Types of Debt Funds Based on Maturity:
| Fund Type | Bond Maturity |
|--------------------------|-----------------------|
| Overnight Funds | 1 day |
| Liquid Funds | Up to 91 days |
| Ultra-Short-Term Funds | 3–6 months |
| Short Duration Funds | 1–3 years |
| Medium-Term Funds | 3–4 years |
| Long Duration Funds | Over 7 years |
| Dynamic Bond Funds | Varies dynamically |
Types of Debt Funds Based on Bond Type:
| Fund Type | Bond Type |
|------------------------|-----------------------------------------------|
| Gilt Funds | 80%+ government bonds |
| Corporate Bond Funds | 80%+ high-quality corporate bonds |
| Credit Risk Funds | 65% low-quality bonds (high risk, high return) |
| Floating Rate Funds | 65% floating-rate bonds |
5. Risks in Bonds & Debt Funds:
- Credit Risk:
- Issuer fails to repay. Mitigation: Stick to AAA-rated bonds or gilt funds.
- Interest Rate Risk:
- Bond prices fall when market interest rates rise. Mitigation: Prefer shorter-duration funds.
- Liquidity Risk:
- Inability to sell bonds. Mitigation: Choose funds with large AUMs and liquid bonds.
- Reinvestment Risk:
- Future returns lower as reinvestment happens at reduced rates.

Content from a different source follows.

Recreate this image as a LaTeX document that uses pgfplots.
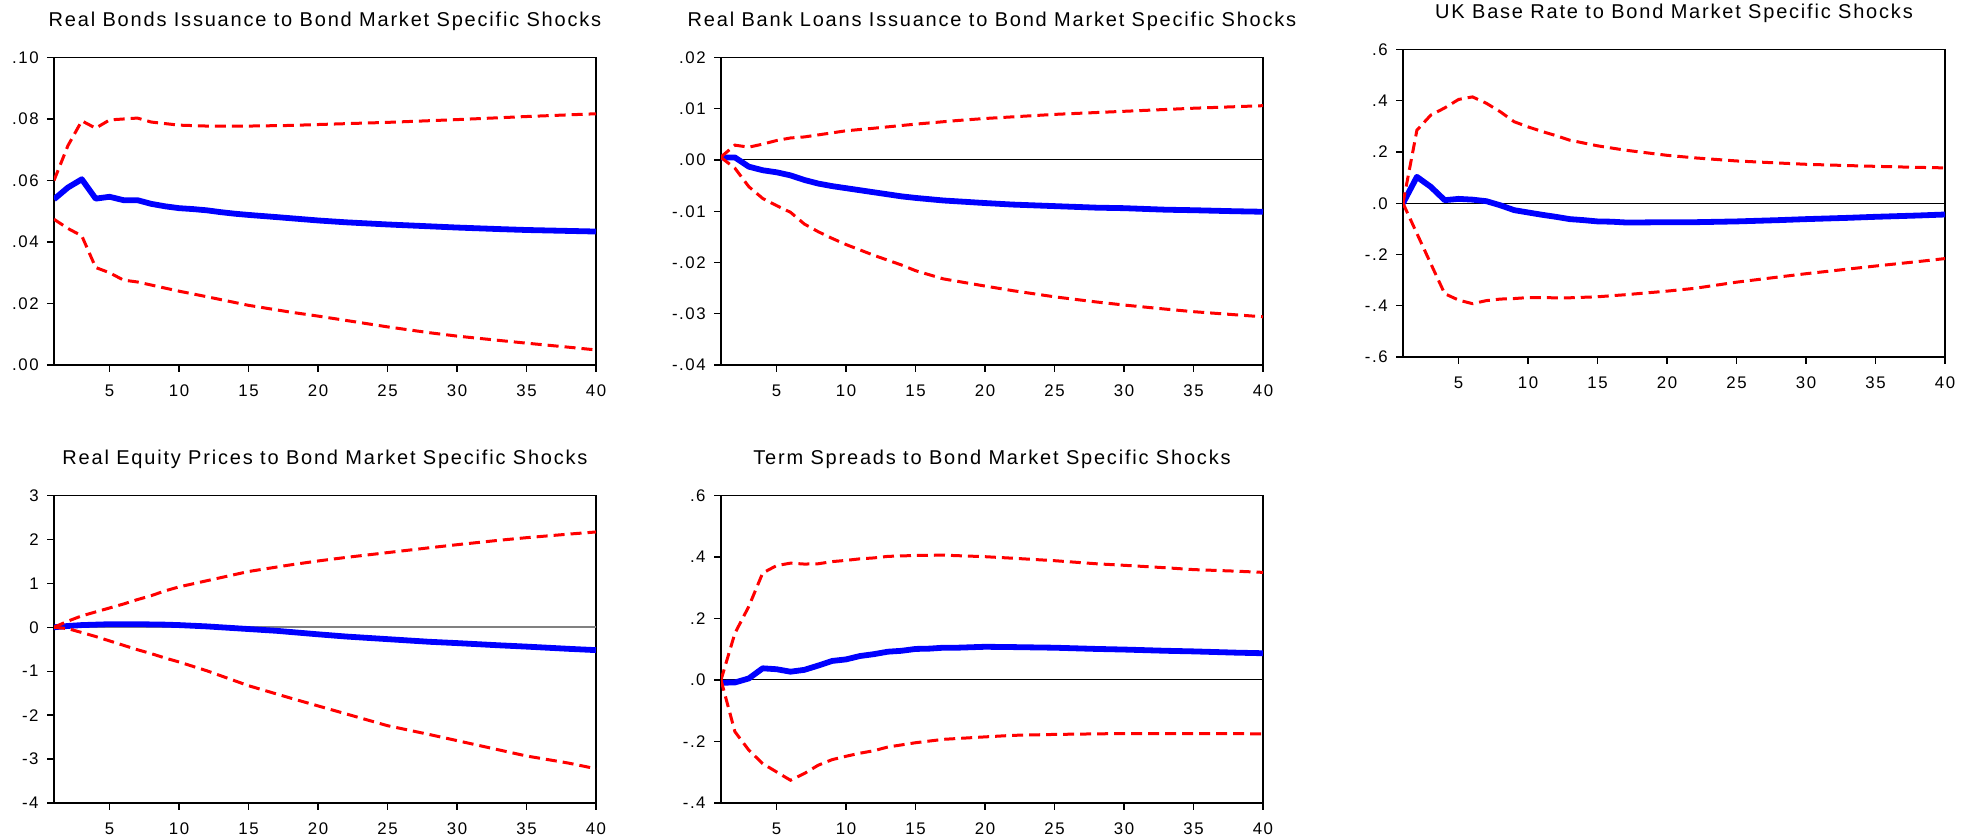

6. When to Choose Bonds vs Debt Mutual Funds:
- Direct Bonds: For investors needing predictable, fixed income.
- Debt Mutual Funds: For diversified exposure and long-term capital growth.
7. How to Choose the Right Debt Fund:
- Match the investment horizon to the fund’s duration.
- Avoid funds with high returns but low credit quality.
- Check the fund’s portfolio composition and credit quality.
- Prefer funds with large AUMs managed by reputed AMCs.
- Avoid funds with exposure to risky corporate bonds unless you understand the risks.
8. Tools & Platforms to Invest:
- Direct Bond Portals: NSE goBID, Zerodha Coin, GoldenPi.
- Debt Mutual Fund Platforms: Groww, ETMoney, Kuvera.
9. Tax Implications:
- Bonds: Coupon income taxed at slab rate.
- Debt Mutual Funds:
- Short-Term (<3 years): Taxed at slab rate.
- Long-Term (3+ years): Taxed at 20% after indexation (better for long-term investors).
10. Quick Tips for Beginners:
- Start with low-risk funds like liquid or overnight funds.
- Diversify across bond types to manage risk.
- Regularly review your portfolio and align it with your goals.
By understanding the basics of bonds and debt mutual funds, you can add stability and predictability to your investment portfolio. Happy investing!